En unas vacaciones en La Puerta, Angelita y Felipe Alvaro empezaron a hablar. La cosa cuajó, y la pareja se casó pasado un tiempo en la Iglesia de Fátima, en la madrileña calle de Alcalá, el día 15 de octubre de 1957. Celebraron el convite en los Salones Aragón. “Eran más modestos que los de ahora, pero lo pasamos bien”, dice. Sus padres, ya retirados, emprendieron el camino de la gran ciudad, mientras Angelita se mudaba definitivamente a La Puerta para dedicarse de nuevo a la tierra en un nuevo cruce de destinos.
Felipe tenía una pierna rígida a consecuencia de una herida que recibió en la Guerra. Suplía su minusvalía con una energía que, esa sí, era a prueba de bombas. “Labraba con dos mulas enormes. No sé cómo podía seguirlas con el arado”, recuerda la porteña aún admirada. Más tarde la familia compró un tractor, y, al contarlo, Angelita revive la ilusión que le hizo a su marido aquella máquina que todavía guarda su hijo en una nave. “Teníamos unas ovejillas. Las vendimos y, con el dinero que nos dieron, compramos el Barreiros”. En sus primeros años de matrimonio, segaron a mano. Tiempo después alquilaban una cosechadora que ahorraba muchas fatigas, “pero que casi nos costaba más de lo que sacábamos”, ríe.
El guion del agricultor había cambiado poco desde que Angelita era una niña. Era sota, caballo y rey. Una vez, Felipe, en un descuido, le dio demasiado maíz a uno de los cerdos que tenían para la matanza, y el animal reventó del atracón. “Me llevé un disgusto tremendo”, recuerda aún enfadada.
El matrimonio tuvo tres hijos, Felipe hijo, Ascensión y María Teresa, que le han dado otros dos nietos. Felipe padre se fue antes de tiempo. Murió de un derrame cerebral cuando tenía apenas 73 años. Angelita, más joven, quedó viuda con 64. Se acuerda mucho del amor de su vida y se le ilumina la cara cuando enseña su foto, pero, afortunadamente también ha tenido tiempo de disfrutar de una merecida jubilación. “Tengo por vecina en el pueblo a Felicitas López, que vive en París. Tiene un corazón que no le cabe en el pecho. Una vez me invitó a visitar su ciudad alojándome en su casa”. Modesta, le preguntó si aquello “no iba a ser mucho para mí”. La francesa insistió tanto que con el viaje le regaló a su amiga quince días inolvidables. “Corrimos París de arriba abajo, el Lido, el Moulin Rouge, el Louvre…”. A la abuela se le llena la boca al hablar de su amiga.
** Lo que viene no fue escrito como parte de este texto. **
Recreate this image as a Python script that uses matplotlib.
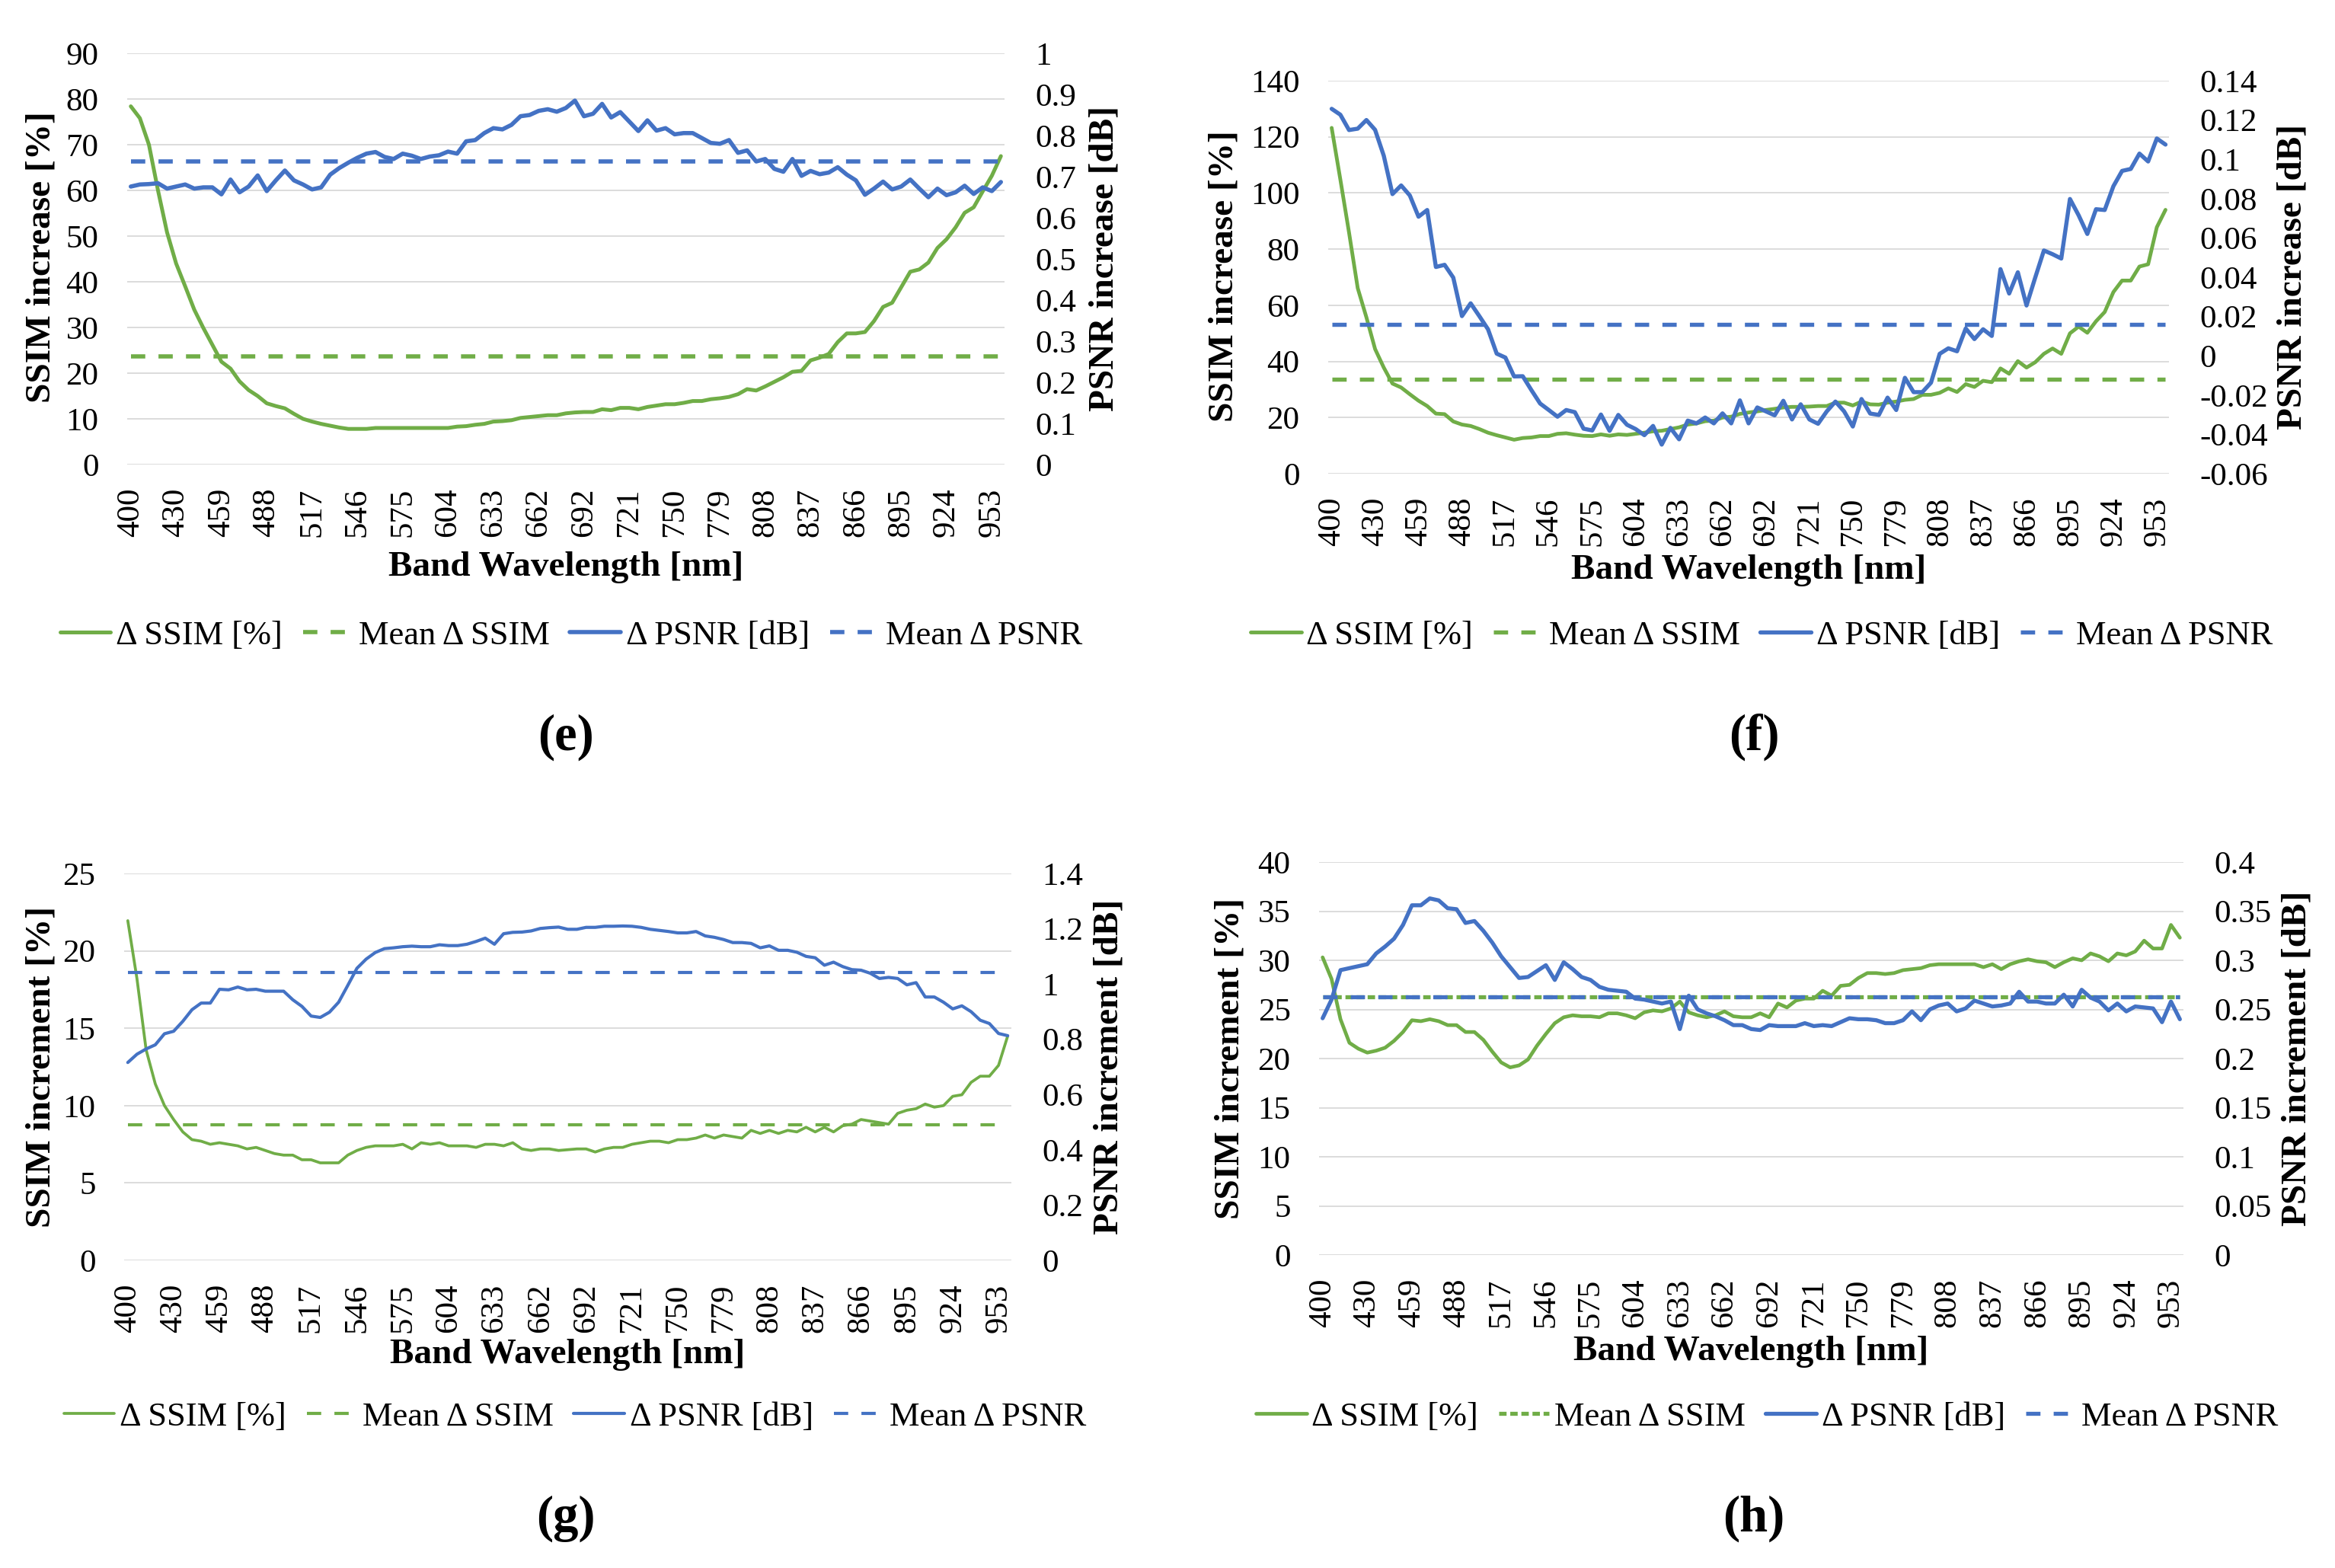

Tampoco le faltan muchos lugares de España por conocer. Ha visitado La Coruña, Oviedo, Santander, Alicante, Salou, Córdoba y muchas otras ciudades y pueblos de nuestro país, pero sin duda, la que más le ha gustado ha sido Sevilla. “Qué bonita es”, define.
Nuestra protagonista disfrutó siempre de las fiestas de su pueblo. “En mis años mozos, bebíamos menos y bailábamos más”, opina. Tres eran las fechas más señaladas del año, con permiso de San Antonio en junio. La primera era el día del Niño, que se celebraba el tercer domingo de enero. “Había almoneda y se sacaba a Jesús en procesión”. La segunda, la romería a la Virgen de la Montealeja, en mayo. “Hemos ido con las mulas muchos años, nos hemos mojado y pasado frío y calor en la Ermita, comiendo en la explanada”, refiere. Aprovechado su relato, le preguntamos por la historia de la Señora. “Dicen que se le apareció a uno de Cereceda. Los panarros presumen de ser muy santurrones, pero yo tengo oído que vendieron la imagen de la Virgen a los de La Puerta por una arroba de vino, con la condición de que tenían que ir ellos primero a la Ermita en peregrinación”, dice con la misma guasa que le sobra para decir que “en La Puerta a Misa no va ni Dios, pero el día de La Montealeja, no falla nadie”. La tercera fecha era la fiesta de septiembre, celebrada en honor del Cristo del Socorro, que ahora se celebra a primeros de agosto. “La plaza era de tierra y cantos rodados, pero no veas como te corrían los pies”, siempre al son de dos músicos locales, Jesús Bueno y Gregorio Sierra, y de algunos más que venían de Ruguilla.
Y así, después de recorrer casi 89 años en una hora de recuerdos, volvemos a la cocina de su casa, calentita y confortable. “Ahora me veo recompensada después de todos mis quebrantos. Mis hijos, nietos y biznietos están todos bien, y yo sigo tan feliz en La Puerta”, termina.